The potential for growth is an exciting prospect but knowing how (and when) to make it happen can be a bit of a strategic balancing act. Matching the pace of your increased cash flow and client base without losing sight of the core tenets of your business, for instance, is a struggle that many successful companies have had to navigate.
So, before you fully lean into a growth spurt, take time to review and recalibrate your existing business plan to match your new reality. Doing so can help you more easily determine what is necessary from both a financial and interpersonal perspective. This practice can also provide you with a better understanding of what you’ve achieved, while helping you identify unforeseen opportunities or specific areas for improvement in your business model before plotting your growth strategy.
These strategies from Small Business Development Center experts across the country can help get the ball rolling.
There is no one-size-fits-all solution when planning your next steps, but here are a few simple questions that can help guide your way:
- What’s your small business best at right now?
- What’s driving profits?
- What does the current competitive landscape look like?
- What are current market conditions?
As a growing business, your goal is to identify your market differentiators and what’s driving your profits, then come up with strategies to efficiently expand both.
Expansion Stage
Characterized by a new season of rapid growth and increasing distribution channels, your expansion stage is when you test the boundaries of what is possible for your small business.
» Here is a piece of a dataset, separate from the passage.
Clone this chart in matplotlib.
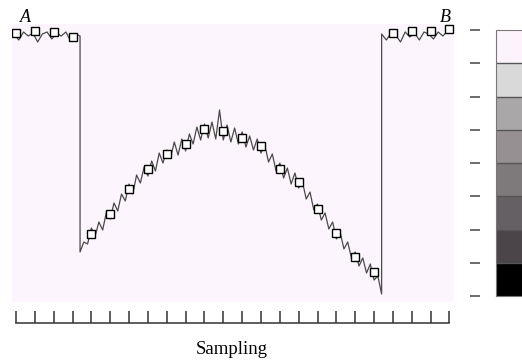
import matplotlib
matplotlib.use("Agg")
import matplotlib.pyplot as plt
import numpy as np
from matplotlib.colors import ListedColormap, BoundaryNorm
from matplotlib.cm import ScalarMappable

# sampled marker values (one per sampling position)
marker_vals = [269, 271, 270, 265,
               68, 88, 113, 133, 148, 158, 173, 171, 164, 156, 133, 120, 93, 69, 45, 30,
               269, 271, 271, 273]

# noisy signal, three pieces: plateau A, valley, plateau B
plateau_a = [268, 262, 270, 266, 269, 260, 268, 270, 263, 269, 266, 270, 261, 268, 266]
valley = [50, 60, 58, 74, 66, 80, 72, 90, 83, 99, 91, 108, 101, 118, 108, 127, 119, 135,
          126, 141, 131, 149, 139, 152, 144, 160, 147, 163, 151, 168, 158, 175, 162, 178,
          164, 180, 163, 192, 162, 177, 160, 174, 158, 170, 155, 166, 152, 163, 149, 157,
          140, 148, 131, 139, 124, 134, 118, 129, 114, 120, 103, 110, 92, 98, 82, 89, 73,
          80, 63, 70, 53, 60, 44, 50, 36, 44, 29, 38, 22, 26, 8]
plateau_b = [268, 262, 269, 267, 260, 270, 265, 269, 262, 270, 268, 263, 270, 266, 271, 272]

# colour bar levels, bottom to top
bar_colors = ['#000000', '#4b4448', '#656063', '#7e797b', '#969092', '#a9a7a8', '#d9d9d9', '#fdf3fd']
bar_levels = np.arange(len(bar_colors) + 1)

x_a = -0.1 + 0.25 * np.arange(len(plateau_a))
x_v = 3.4 + 0.2 * np.arange(len(valley))
x_b = 19.4 + 0.25 * np.arange(len(plateau_b))
line_x = np.concatenate([x_a, x_v, x_b])
line_y = np.concatenate([plateau_a, valley, plateau_b])
marker_x = np.arange(len(marker_vals))

W, H = 522, 361
fig = plt.figure(figsize=(W / 100, H / 100), dpi=100)
serif = ['Liberation Serif', 'DejaVu Serif']

# main signal panel
ax = fig.add_axes([12 / W, 1 - 302 / H, 442 / W, 278 / H])
ax.set_facecolor('#fdf5fd')
ax.plot(line_x, line_y, color='#4a4a4a', lw=0.9)
ax.plot(marker_x, marker_vals, ls='none', marker='s', ms=5.2,
        mfc='white', mec='black', mew=1.0)
ax.set_xlim(-0.21, 23.24)
ax.set_ylim(0, 278)
for s in ax.spines.values():
    s.set_visible(False)
ax.set_xticks([])
ax.set_yticks([])

# sampling ruler underneath
ax2 = fig.add_axes([12 / W, 1 - 323 / H, 442 / W, 0.03])
ax2.set_xlim(-0.21, 23.24)
ax2.patch.set_visible(False)
for k in ['top', 'left', 'right']:
    ax2.spines[k].set_visible(False)
ax2.spines['bottom'].set_bounds(marker_x[0], marker_x[-1])
ax2.spines['bottom'].set_color('#333333')
ax2.spines['bottom'].set_linewidth(1.1)
ax2.set_yticks([])
ax2.set_xticks(marker_x)
ax2.set_xticklabels([])
ax2.tick_params(axis='x', direction='in', length=9, width=1.1, color='#333333')

fig.text(232 / W, 1 - 350 / H, 'Sampling', ha='center', va='center',
         family=serif, fontsize=13.5)
fig.text(25 / W, 1 - 17 / H, 'A', ha='center', va='center', family=serif,
         style='italic', fontsize=13)
fig.text(445 / W, 1 - 17 / H, 'B', ha='center', va='center', family=serif,
         style='italic', fontsize=13)

# colour bar, cut at the right edge
cax = fig.add_axes([496 / W, 1 - 296 / H, 40 / W, 266 / H])
sm = ScalarMappable(norm=BoundaryNorm(bar_levels, len(bar_colors)),
                    cmap=ListedColormap(bar_colors))
cb = fig.colorbar(sm, cax=cax, drawedges=True)
cb.outline.set_edgecolor('#777777')
cb.dividers.set_color('#555555')
cb.dividers.set_linewidth(1.0)
cax.set_yticks([])

# detached tick marks left of the bar
tax = fig.add_axes([480 / W, 1 - 296 / H, 0.0001, 266 / H])
tax.set_ylim(bar_levels[0], bar_levels[-1])
for s in tax.spines.values():
    s.set_visible(False)
tax.set_xticks([])
tax.set_yticks(bar_levels)
tax.set_yticklabels([])
tax.tick_params(axis='y', direction='out', length=7.5, width=1.1, color='#444444')

fig.savefig('out.png', dpi=100)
At this point in the life of your business, finding ways to increase your market share or revenue streams requires a very detailed understanding of your company’s strengths and what they’re worth on the open market. With that understanding in place, you can begin your evaluation of potential expansion routes and chart a course into new markets to reach new customers. To see how that expansion might look for your business, check out these recommendations from the U.S. Small Business Administration (SBA) .
Regardless of the shape your expansion takes, the key to doing so successfully is to understand the limits of your business while aiming to maximize its potential. One expansion solution, for example, might involve merging with or acquiring another business. Here, the SBA explains the difference between the two and their functions; but these are just two of the many options at your disposal. Expanding with success means finding the solution that best fits your unique business.
Maturity Stage
When your company reaches the maturity stage, it’s the result of a lot of hard work and perseverance, along with a business idea that has proven its worth. Through strategic planning and maneuvering, you and your team created the perfect climate for success—helping you to evolve from start-up to industry standard bearer. It’s now, for mature businesses, that the importance of growth merges with the need for retention and other business interests.
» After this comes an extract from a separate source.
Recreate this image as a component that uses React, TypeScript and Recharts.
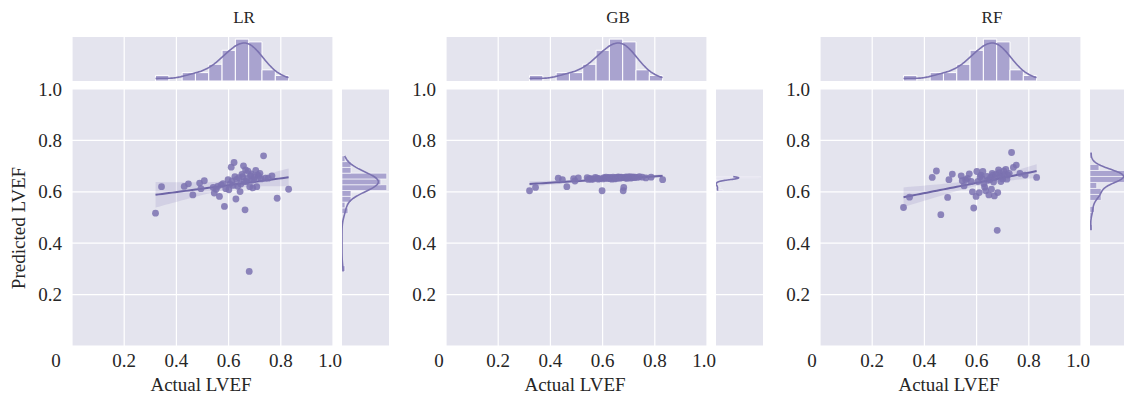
import {
  ComposedChart,
  Scatter,
  Line,
  Area,
  XAxis,
  YAxis,
  CartesianGrid,
  ReferenceArea,
} from "recharts";

// ──────────────────────────────────────────────
// Data
// ──────────────────────────────────────────────

const models = ["LR", "GB", "RF"];

const actualLVEF = [
  0.32, 0.343, 0.43, 0.446, 0.463, 0.489, 0.494, 0.507, 0.541, 0.545,
  0.552, 0.558, 0.565, 0.572, 0.579, 0.584, 0.589, 0.598, 0.601, 0.605,
  0.61, 0.613, 0.617, 0.621, 0.624, 0.628, 0.631, 0.635, 0.64, 0.644,
  0.647, 0.651, 0.654, 0.657, 0.66, 0.663, 0.665, 0.668, 0.671, 0.674,
  0.679, 0.681, 0.684, 0.687, 0.69, 0.693, 0.697, 0.7, 0.704, 0.708,
  0.712, 0.716, 0.72, 0.725, 0.734, 0.741, 0.752, 0.766, 0.786, 0.83,
];

const predLR = [
  0.517, 0.62, 0.621, 0.631, 0.588, 0.634, 0.612, 0.643, 0.617, 0.595,
  0.61, 0.621, 0.582, 0.627, 0.632, 0.543, 0.612, 0.647, 0.608, 0.63,
  0.696, 0.642, 0.625, 0.714, 0.659, 0.572, 0.648, 0.622, 0.655, 0.601,
  0.63, 0.668, 0.659, 0.701, 0.64, 0.53, 0.685, 0.64, 0.652, 0.68,
  0.29, 0.62, 0.663, 0.67, 0.645, 0.615, 0.648, 0.658, 0.683, 0.62,
  0.666, 0.66, 0.672, 0.65, 0.74, 0.653, 0.653, 0.662, 0.575, 0.61,
];

const predGB = [
  0.604, 0.617, 0.653, 0.647, 0.62, 0.651, 0.642, 0.654, 0.655, 0.648,
  0.652, 0.648, 0.65, 0.656, 0.653, 0.649, 0.651, 0.604, 0.65, 0.655,
  0.653, 0.657, 0.652, 0.654, 0.656, 0.651, 0.655, 0.649, 0.657, 0.653,
  0.65, 0.656, 0.652, 0.655, 0.658, 0.654, 0.656, 0.653, 0.657, 0.655,
  0.604, 0.617, 0.656, 0.654, 0.658, 0.652, 0.657, 0.655, 0.659, 0.653,
  0.656, 0.658, 0.655, 0.657, 0.656, 0.659, 0.657, 0.654, 0.657, 0.647,
];

const predRF = [
  0.539, 0.579, 0.656, 0.681, 0.511, 0.578, 0.647, 0.669, 0.662, 0.643,
  0.623, 0.647, 0.652, 0.67, 0.64, 0.6, 0.537, 0.582, 0.679, 0.64,
  0.597, 0.658, 0.665, 0.652, 0.679, 0.63, 0.618, 0.604, 0.66, 0.645,
  0.588, 0.647, 0.657, 0.61, 0.672, 0.665, 0.638, 0.584, 0.655, 0.668,
  0.45, 0.597, 0.685, 0.675, 0.662, 0.64, 0.66, 0.65, 0.681, 0.668,
  0.687, 0.649, 0.665, 0.672, 0.753, 0.695, 0.704, 0.672, 0.665, 0.656,
];

const predictions = [predLR, predGB, predRF];

const xTicks = [0, 0.2, 0.4, 0.6, 0.8, 1.0];
const yTicks = [0.2, 0.4, 0.6, 0.8, 1.0];

// ──────────────────────────────────────────────
// Style / layout
// ──────────────────────────────────────────────

const BG = "#e4e4ee";
const PURPLE = "#7b72b0";
const LINE = "#6d64a6";
const BAR = "#a9a3cf";
const TEXT = "#262626";
const FONT = "'Liberation Serif', 'DejaVu Serif', serif";
const TICK_SIZE = 19;

const PANEL_STEP = 374;
const PLOT_LEFT = 72;
const PLOT_TOP = 89;
const PLOT_W = 261;
const PLOT_H = 257;
const TOP_Y = 37;
const TOP_H = 44;
const SIDE_GAP = 10;
const SIDE_W = 47;
const RIGHT_PAD = 20;
const ZERO_SHIFT = [16, 7, 8];

// ──────────────────────────────────────────────
// Helpers
// ──────────────────────────────────────────────

function mean(a: number[]) {
  return a.reduce((s, v) => s + v, 0) / a.length;
}

function std(a: number[]) {
  const m = mean(a);
  return Math.sqrt(a.reduce((s, v) => s + (v - m) ** 2, 0) / (a.length - 1));
}

function quantile(sorted: number[], q: number) {
  const idx = q * (sorted.length - 1);
  const lo = Math.floor(idx);
  const hi = Math.min(lo + 1, sorted.length - 1);
  return sorted[lo] + (sorted[hi] - sorted[lo]) * (idx - lo);
}

// numpy "auto" bins
function histogram(values: number[]) {
  const sorted = [...values].sort((a, b) => a - b);
  const n = sorted.length;
  const min = sorted[0];
  const max = sorted[n - 1];
  const range = max - min;
  const sturges = range / (Math.log2(n) + 1);
  const iqr = quantile(sorted, 0.75) - quantile(sorted, 0.25);
  const fd = (2 * iqr) / Math.cbrt(n);
  const width = fd > 0 ? Math.min(fd, sturges) : sturges;
  const nb = Math.max(1, Math.ceil(range / width - 1e-9));
  const bw = range / nb;
  const counts = new Array(nb).fill(0);
  for (const v of values) {
    let i = Math.floor((v - min) / bw);
    if (i >= nb) i = nb - 1;
    counts[i] += 1;
  }
  return { bw, bins: counts.map((c, i) => ({ lo: min + i * bw, hi: min + (i + 1) * bw, count: c })) };
}

// gaussian kde (scott), cut at the data range, scaled to counts
function kde(values: number[], scale: number, steps = 120) {
  const n = values.length;
  const h = std(values) * Math.pow(n, -0.2);
  const min = Math.min(...values);
  const max = Math.max(...values);
  const out: { v: number; d: number }[] = [];
  for (let i = 0; i <= steps; i++) {
    const v = min + ((max - min) * i) / steps;
    let s = 0;
    for (const x of values) s += Math.exp(-0.5 * ((v - x) / h) ** 2);
    out.push({ v, d: (s / (n * h * Math.sqrt(2 * Math.PI))) * scale });
  }
  return out;
}

function regressionBand(xs: number[], ys: number[], steps = 40) {
  const n = xs.length;
  const mx = mean(xs);
  const my = mean(ys);
  let sxx = 0;
  let sxy = 0;
  xs.forEach((x, i) => {
    sxx += (x - mx) ** 2;
    sxy += (x - mx) * (ys[i] - my);
  });
  const b = sxy / sxx;
  const a = my - b * mx;
  const sse = xs.reduce((s, x, i) => s + (ys[i] - (a + b * x)) ** 2, 0);
  const s = Math.sqrt(sse / (n - 2));
  const min = Math.min(...xs);
  const max = Math.max(...xs);
  const out = [];
  for (let i = 0; i <= steps; i++) {
    const x = min + ((max - min) * i) / steps;
    const fit = a + b * x;
    const se = s * Math.sqrt(1 / n + (x - mx) ** 2 / sxx);
    out.push({ x, fit, band: [fit - 1.98 * se, fit + 1.98 * se] });
  }
  return out;
}

// ──────────────────────────────────────────────
// Ticks
// ──────────────────────────────────────────────

function renderXTick(props: any, zeroShift: number) {
  const { x, payload } = props;
  const v = payload.value;
  const isZero = v === 0;
  return (
    <text
      x={isZero ? x - zeroShift : v === 1 ? x - 3 : x}
      y={9 + PLOT_H + 21}
      textAnchor="middle"
      fill={TEXT}
      fontSize={TICK_SIZE}
      fontFamily={FONT}
    >
      {isZero ? "0" : v.toFixed(1)}
    </text>
  );
}

function renderYTick(props: any) {
  const { y, payload } = props;
  return (
    <text
      x={PLOT_LEFT - 10}
      y={y + 6.5}
      textAnchor="end"
      fill={TEXT}
      fontSize={TICK_SIZE}
      fontFamily={FONT}
    >
      {payload.value.toFixed(1)}
    </text>
  );
}

const Dot = (p: any) => <circle cx={p.cx} cy={p.cy} r={3.4} fill={PURPLE} fillOpacity={0.85} />;

// ──────────────────────────────────────────────
// Panels
// ──────────────────────────────────────────────

function MainPanel({ ys, idx }: { ys: number[]; idx: number }) {
  const points = actualLVEF.map((x, i) => ({ x, y: ys[i] }));
  const band = regressionBand(actualLVEF, ys);
  const left = PLOT_LEFT + idx * PANEL_STEP;
  return (
    <div style={{ position: "absolute", left: left - PLOT_LEFT, top: PLOT_TOP - 9 }}>
      <ComposedChart
        width={PLOT_LEFT + PLOT_W + RIGHT_PAD}
        height={9 + PLOT_H + 54}
        data={band}
        margin={{ top: 9, right: RIGHT_PAD, bottom: 0, left: 0 }}
      >
        <CartesianGrid fill={BG} fillOpacity={1} stroke="#fff" strokeWidth={1.2} />
        <XAxis
          type="number"
          dataKey="x"
          domain={[0, 1]}
          ticks={xTicks}
          interval={0}
          height={54}
          tickLine={false}
          axisLine={false}
          allowDataOverflow
          tick={(p: any) => renderXTick(p, ZERO_SHIFT[idx])}
        />
        <YAxis
          type="number"
          domain={[0, 1]}
          ticks={yTicks}
          interval={0}
          width={PLOT_LEFT}
          tickLine={false}
          axisLine={false}
          allowDataOverflow
          tick={renderYTick}
        />
        <Area
          type="linear"
          dataKey="band"
          fill={PURPLE}
          fillOpacity={0.17}
          stroke="none"
          isAnimationActive={false}
        />
        <Scatter data={points} dataKey="y" shape={Dot} isAnimationActive={false} />
        <Line
          type="linear"
          dataKey="fit"
          stroke={LINE}
          strokeWidth={2}
          dot={false}
          isAnimationActive={false}
        />
      </ComposedChart>
    </div>
  );
}

function TopMarginal({ idx }: { idx: number }) {
  const { bw, bins } = histogram(actualLVEF);
  const curve = kde(actualLVEF, actualLVEF.length * bw).map((p) => ({ x: p.v, k: p.d }));
  const ymax = Math.max(...bins.map((b) => b.count), ...curve.map((c) => c.k)) * 1.05;
  return (
    <div style={{ position: "absolute", left: PLOT_LEFT + idx * PANEL_STEP, top: TOP_Y }}>
      <ComposedChart width={PLOT_W} height={TOP_H} data={curve} margin={{ top: 0, right: 0, bottom: 0, left: 0 }}>
        <CartesianGrid fill={BG} fillOpacity={1} stroke="#fff" strokeWidth={1.2} horizontal={false} />
        <XAxis type="number" dataKey="x" domain={[0, 1]} ticks={xTicks} interval={0} hide />
        <YAxis type="number" domain={[0, ymax]} hide />
        {bins
          .filter((b) => b.count > 0)
          .map((b, i) => (
            <ReferenceArea
              key={i}
              x1={b.lo}
              x2={b.hi}
              y1={0}
              y2={b.count}
              fill={BAR}
              fillOpacity={1}
              stroke="#fff"
              strokeWidth={1}
              ifOverflow="visible"
            />
          ))}
        <Line type="monotone" dataKey="k" stroke={PURPLE} strokeWidth={1.6} dot={false} isAnimationActive={false} />
      </ComposedChart>
    </div>
  );
}

function SideMarginal({ ys, idx }: { ys: number[]; idx: number }) {
  const { bw, bins } = histogram(ys);
  const curve = kde(ys, ys.length * bw).map((p) => ({ c: p.d, v: p.v }));
  const cmax = Math.max(...bins.map((b) => b.count), ...curve.map((c) => c.c)) * 1.05;
  return (
    <div
      style={{
        position: "absolute",
        left: PLOT_LEFT + idx * PANEL_STEP + PLOT_W + SIDE_GAP - 1,
        top: PLOT_TOP,
      }}
    >
      <ComposedChart width={SIDE_W} height={PLOT_H} data={curve} margin={{ top: 0, right: 0, bottom: 0, left: 0 }}>
        <CartesianGrid fill={BG} fillOpacity={1} stroke="#fff" strokeWidth={1.2} vertical={false} />
        <XAxis type="number" dataKey="c" domain={[0, cmax]} hide />
        <YAxis type="number" domain={[0, 1]} ticks={yTicks} interval={0} hide />
        {bins
          .filter((b) => b.count > 0)
          .map((b, i) => (
            <ReferenceArea
              key={i}
              x1={0}
              x2={b.count}
              y1={b.lo}
              y2={b.hi}
              fill={BAR}
              fillOpacity={1}
              stroke="#fff"
              strokeWidth={0.6}
              ifOverflow="visible"
            />
          ))}
        <Line type="linear" dataKey="v" stroke={PURPLE} strokeWidth={1.6} dot={false} isAnimationActive={false} />
      </ComposedChart>
    </div>
  );
}

// ──────────────────────────────────────────────
// App
// ──────────────────────────────────────────────

export default function App() {
  return (
    <div
      style={{
        position: "absolute",
        left: 0,
        top: 0,
        width: 1124,
        height: 398,
        overflow: "hidden",
        background: "#fff",
      }}
    >
      {models.map((m, i) => (
        <div key={m}>
          <TopMarginal idx={i} />
          <SideMarginal ys={predictions[i]} idx={i} />
          <MainPanel ys={predictions[i]} idx={i} />
        </div>
      ))}
      <svg
        width={1124}
        height={398}
        style={{ position: "absolute", left: 0, top: 0, pointerEvents: "none" }}
        fontFamily={FONT}
        fill={TEXT}
      >
        {models.map((m, i) => (
          <g key={m}>
            <text x={PLOT_LEFT + i * PANEL_STEP + 172} y={23} textAnchor="middle" fontSize={17}>
              {m}
            </text>
            <text x={PLOT_LEFT + i * PANEL_STEP + 129} y={391} textAnchor="middle" fontSize={19}>
              Actual LVEF
            </text>
          </g>
        ))}
        <text transform="translate(25,228) rotate(-90)" textAnchor="middle" fontSize={19}>
          Predicted LVEF
        </text>
      </svg>
    </div>
  );
}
Although maturity is considered a final stage for business growth, it is not a finish line, or a time to sit back, put the evolving strategies and planning aside and coast along for years to come. Businesses are living, breathing entities. Long-term success requires inspiration, continued commitment, and an ability to meet the needs of an ever-changing world and customer base with new products and ideas. Stagnation, at this point, invites greater competition and makes reacting to market trends more cumbersome.
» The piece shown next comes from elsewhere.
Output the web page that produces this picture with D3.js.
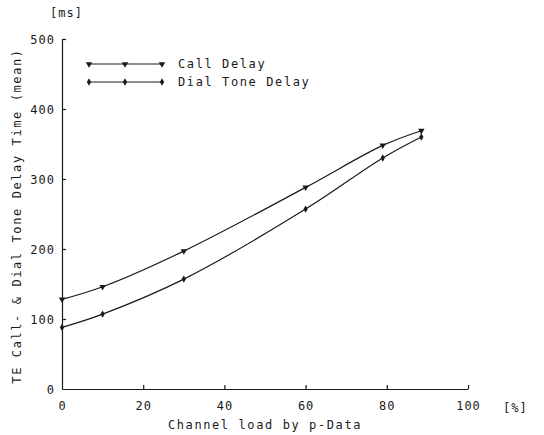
<!DOCTYPE html>
<html>
<head>
<meta charset="utf-8">
<script src="https://cdn.jsdelivr.net/npm/d3@7"></script>
<style>
  body { margin: 0; background: #fff; }
  svg text { font-family: "DejaVu Sans Mono", "Liberation Mono", monospace; fill: #1a1a1a; }
</style>
</head>
<body>
<script>
// values
var loads = [0, 10, 30, 60, 79, 88.5];               // channel load by p-Data [%]
var callDelay = [128, 146, 197, 288, 348, 369];       // ms
var dialToneDelay = [88, 107, 157, 257, 330, 360];    // ms
var xTicks = [0, 20, 40, 60, 80, 100];
var yTicks = [0, 100, 200, 300, 400, 500];
var seriesNames = ["Call Delay", "Dial Tone Delay"];

var width = 544, height = 435;
var margin = {left: 62, top: 39, right: 76, bottom: 46};

var svg = d3.select("body").append("svg")
  .attr("width", width)
  .attr("height", height);

var x = d3.scaleLinear().domain([0, 100]).range([margin.left, width - margin.right]);
var y = d3.scaleLinear().domain([0, 500]).range([height - margin.bottom, margin.top]);

var ink = "#1a1a1a";

// axes: ticks point inward, like the original plot
var xAxis = svg.append("g")
  .attr("transform", "translate(0," + y(0) + ")")
  .call(d3.axisBottom(x).tickValues(xTicks).tickSizeInner(-4).tickSizeOuter(0).tickPadding(12));
var yAxis = svg.append("g")
  .attr("transform", "translate(" + x(0) + ",0)")
  .call(d3.axisLeft(y).tickValues(yTicks).tickSizeInner(-4).tickSizeOuter(0).tickPadding(7));

[xAxis, yAxis].forEach(function (g) {
  g.select(".domain").attr("stroke", ink).attr("stroke-width", 1.2);
  g.selectAll(".tick line").attr("stroke", ink).attr("stroke-width", 1.2);
  g.selectAll(".tick text")
    .attr("font-size", 12)
    .attr("letter-spacing", 1)
    .attr("fill", ink);
});
xAxis.selectAll(".tick").filter(function (d) { return d === 0; }).select("line").remove();
yAxis.selectAll(".tick").filter(function (d) { return d === 0; }).select("line").remove();
yAxis.selectAll(".tick text").attr("dy", "0.36em");

// unit labels
svg.append("text").attr("x", 50).attr("y", 17).attr("font-size", 12).attr("letter-spacing", 1).text("[ms]");
svg.append("text").attr("x", 503).attr("y", 412).attr("font-size", 12).attr("letter-spacing", 1).text("[%]");

// axis titles
svg.append("text")
  .attr("x", (x(0) + x(100)) / 2)
  .attr("y", 429)
  .attr("text-anchor", "middle")
  .attr("font-size", 12)
  .attr("letter-spacing", 1.6)
  .text("Channel load by p-Data");

svg.append("text")
  .attr("transform", "translate(21," + 216 + ") rotate(-90)")
  .attr("text-anchor", "middle")
  .attr("font-size", 12)
  .attr("letter-spacing", 1.6)
  .text("TE Call- & Dial Tone Delay Time (mean)");

// curves
var line = d3.line()
  .x(function (d) { return x(d[0]); })
  .y(function (d) { return y(d[1]); })
  .curve(d3.curveCatmullRom.alpha(0.5));

var callPts = loads.map(function (l, i) { return [l, callDelay[i]]; });
var dialPts = loads.map(function (l, i) { return [l, dialToneDelay[i]]; });

[callPts, dialPts].forEach(function (pts) {
  svg.append("path")
    .datum(pts)
    .attr("d", line)
    .attr("fill", "none")
    .attr("stroke", ink)
    .attr("stroke-width", 1.2);
});

var triangle = d3.symbol().type(d3.symbolTriangle).size(18);
var diamond = d3.symbol().type(d3.symbolDiamond).size(16);

svg.selectAll(".callMark")
  .data(callPts)
  .enter().append("path")
  .attr("class", "callMark")
  .attr("d", triangle)
  .attr("transform", function (d) { return "translate(" + x(d[0]) + "," + y(d[1]) + ") rotate(180)"; })
  .attr("fill", ink);

svg.selectAll(".dialMark")
  .data(dialPts)
  .enter().append("path")
  .attr("class", "dialMark")
  .attr("d", diamond)
  .attr("transform", function (d) { return "translate(" + x(d[0]) + "," + y(d[1]) + ")"; })
  .attr("fill", ink);

// legend
var legendX = [89, 125, 162];
var legend = svg.selectAll(".legend")
  .data(seriesNames)
  .enter().append("g")
  .attr("class", "legend")
  .attr("transform", function (d, i) { return "translate(0," + (64 + i * 18) + ")"; });

legend.append("line")
  .attr("x1", legendX[0]).attr("x2", legendX[2])
  .attr("stroke", ink).attr("stroke-width", 1);

legend.each(function (d, i) {
  d3.select(this).selectAll("path")
    .data(legendX)
    .enter().append("path")
    .attr("d", i === 0 ? triangle : diamond)
    .attr("transform", function (lx) { return "translate(" + lx + ",0)" + (i === 0 ? " rotate(180)" : ""); })
    .attr("fill", ink);
});

legend.append("text")
  .attr("x", 178)
  .attr("y", 4)
  .attr("font-size", 12)
  .attr("letter-spacing", 1.6)
  .text(function (d) { return d; });
</script>
</body>
</html>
There are any number of ways to keep your offerings fresh and navigate a potential decline stage. Here are a few creative suggestions from the small business section of the Houston Chronicle .
Another way to help ensure continued momentum, is to revisit your business plan once again, and determine whether pivoting to a new expansion stage or considering an exit strategy is the way forward. Evolution, expansion, and reinvention are the hallmarks of any business with a long history of success. If you take into consideration what’s right for you, your team, and your business, the sky's the limit.